Menjejak Sukses Grameen Bank

Pemberdayaan kaum miskin dengan mengadopsi pola Grameen Bank banyak tersebar di Indonesia. Tingkat keberhasilannya tinggi.

13 November 2006 | 00.00 WIB

Image of Tempo
Perbesar

Baca berita dengan sedikit iklan, klik di sini

Bu Winih, 45 tahun, tak lagi hanya mengandalkan nafkahnya dari jualan etek, yakni jajanan seperti cenil, getuk, dan gorengan. Kini, warga Desa Banguan, Kecamatan Kedungwaru, Tulungagung, Jawa Timur, itu mulai merambah ke peternakan ikan hias untuk menambah penghasilannya. ”Moga-moga bisa berkembang,” katanya berharap.

Bagi perempuan yang sudah lama ditinggal suaminya merantau ke Malaysia ini, menyewa kolam untuk beternak ikan hias seperti lompatan ”karier” bisnisnya. Maklum, sudah sekian lama ia seperti tak beranjak dari sekadar jualan keliling makanan jajan pasar. Modalnya tak pernah berkembang. Mengharap tambahan uang dari suaminya bagaikan menegakkan benang basah. ”Jangankan uang, kabar berita pun tak pernah ia kirimkan,” ujar ibu dua anak itu.
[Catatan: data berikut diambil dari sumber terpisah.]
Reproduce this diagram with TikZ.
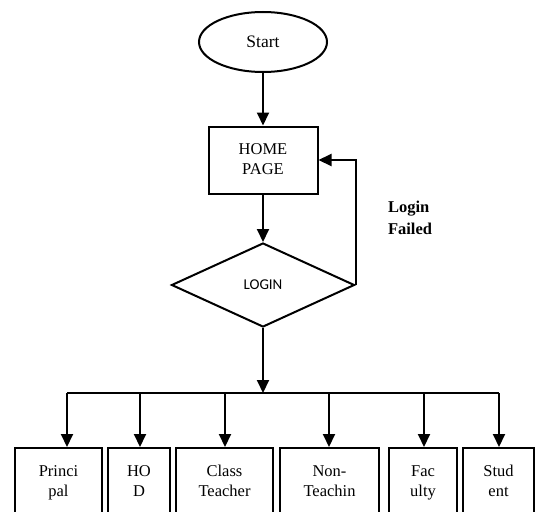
\documentclass[tikz,border=0pt]{standalone}
\usepackage{fontspec}
\setmainfont{Liberation Serif}
\newfontfamily\loginfont{Carlito}
\usetikzlibrary{shapes.geometric,arrows.meta}
\begin{document}
\begin{tikzpicture}[x=1pt,y=-1pt,line width=2pt,
    font=\fontsize{16.5}{20}\selectfont,
    arr/.style={-{Triangle[length=13pt,width=12pt]}},
    box/.style={draw,rectangle,inner sep=0pt,align=center,minimum height=68pt}]
      \useasboundingbox (0,0) rectangle (535,511);
      \clip (0,0) rectangle (535,511);
      \draw
        (263,42) node[draw,ellipse,minimum width=128pt,minimum height=60pt,inner sep=0pt,font=\fontsize{17.5}{20}\selectfont] (start){Start}
        (263,160) node[box,minimum width=109pt,minimum height=67pt] (home){\strut HOME\\\strut PAGE}
        (263,285) node[draw,diamond,minimum width=183pt,minimum height=84pt,inner sep=0pt,font=\loginfont\fontsize{15}{18}\selectfont] (login){LOGIN}
        (410,218) node[align=left,font=\bfseries\fontsize{16.5}{22}\selectfont] (failed){Login\\Failed}
        (58.5,482) node[box,minimum width=87pt] (principal){\strut Princi\\\strut pal}
        (139,482) node[box,minimum width=62pt] (hod){\strut HO\\\strut D}
        (224.5,482) node[box,minimum width=97pt] (classteacher){\strut Class\\\strut Teacher}
        (329.5,482) node[box,minimum width=99pt] (nonteaching){\strut Non-\\\strut Teachin}
        (423,482) node[box,minimum width=68pt] (faculty){\strut Fac\\\strut ulty}
        (498.5,482) node[box,minimum width=71pt] (student){\strut Stud\\\strut ent};
      \coordinate (bus) at (263,393);
      \coordinate (b1) at (67,393);
      \coordinate (b2) at (140,393);
      \coordinate (b3) at (225,393);
      \coordinate (b4) at (329,393);
      \coordinate (b5) at (424,393);
      \coordinate (b6) at (499,393);
      \begin{scope}[arr]
        \draw (start) to (home);
        \draw (home) to (login);
        \draw (login.east) -- (login.east |- home.east) -- (home.east);
        \draw (login.south) to (bus);
        \draw (b1) to (b1 |- principal.north);
        \draw (b2) to (b2 |- hod.north);
        \draw (b3) to (b3 |- classteacher.north);
        \draw (b4) to (b4 |- nonteaching.north);
        \draw (b5) to (b5 |- faculty.north);
        \draw (b6) to (b6 |- student.north);
      \end{scope}
      \draw (b1) -- (b6);
    \end{tikzpicture}
\end{document}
Tapi peruntungannya segera berubah berkat kedatangan Adi Purwanto. Dari pria ini, mula-mula ia mendapat fasilitas pinjaman lunak Rp 150 ribu untuk mengembangkan bakulan etek-nya. Ternyata sukses. Ia pun berdisiplin membayar cicilan utangnya hingga berhak meminjam dana lebih besar lagi. Baru-baru ini Bu Winih meminjam Rp 600 ribu untuk usaha ternak ikan hias tersebut.

Hidupnya pun perlahan berubah. Rumahnya yang dulu berdinding gedek (anyaman bambu) kini sudah ditembok dan berlantai keramik. ”Saya membenahinya perlahan-lahan.”

Siapakah Adi Purwanto yang seolah seperti malaikat penolong itu? Adi adalah petugas lapangan Program Pengembangan Keuangan Pedesaan (P2KP) yang beroperasi di Kecamatan Kedungwaru. Dan bukan hanya Bu Winih yang merasa tertolong oleh program ini, tapi juga masyarakat bawah lainnya.

Program tersebut diselenggarakan oleh Lembaga Pengabdian Masyarakat (LPM) Universitas Brawijaya sejak Oktober 2000. Inilah program pemberdayaan kaum miskin di pedesaan, terutama perempuan, yang terkena dampak krisis moneter 1998. Kebanyakan mereka bekerja di sektor informal, seperti penjual sayuran keliling, perajin tempe, peternak, dan sebagainya.

Menurut Suharyono, ketua program, mereka belajar dari pelaksanaan Grameen Bank di Bangladesh. Kebetulan, Djumailah Zain, sejawatnya yang juga dosen Universitas Brawijaya, pernah menerapkan pola Grameen Bank lewat Yayasan Mitra Karya Malang, dan berhasil. ”Dalam waktu kurang dari setahun, 70 persen anggotanya makin sejahtera,” kata Suharyono.

Maka, mulailah LPM menggodok konsepnya dan menetapkan dua kabupaten sebagai lahan garapan, yakni Trenggalek dan Tulungagung. ”Dua daerah ini dipilih karena karakter orangnya yang mudah diajak maju,” kata Suharyono, yang sehari-hari mengajar di Fakultas Administrasi Negara Unibraw itu.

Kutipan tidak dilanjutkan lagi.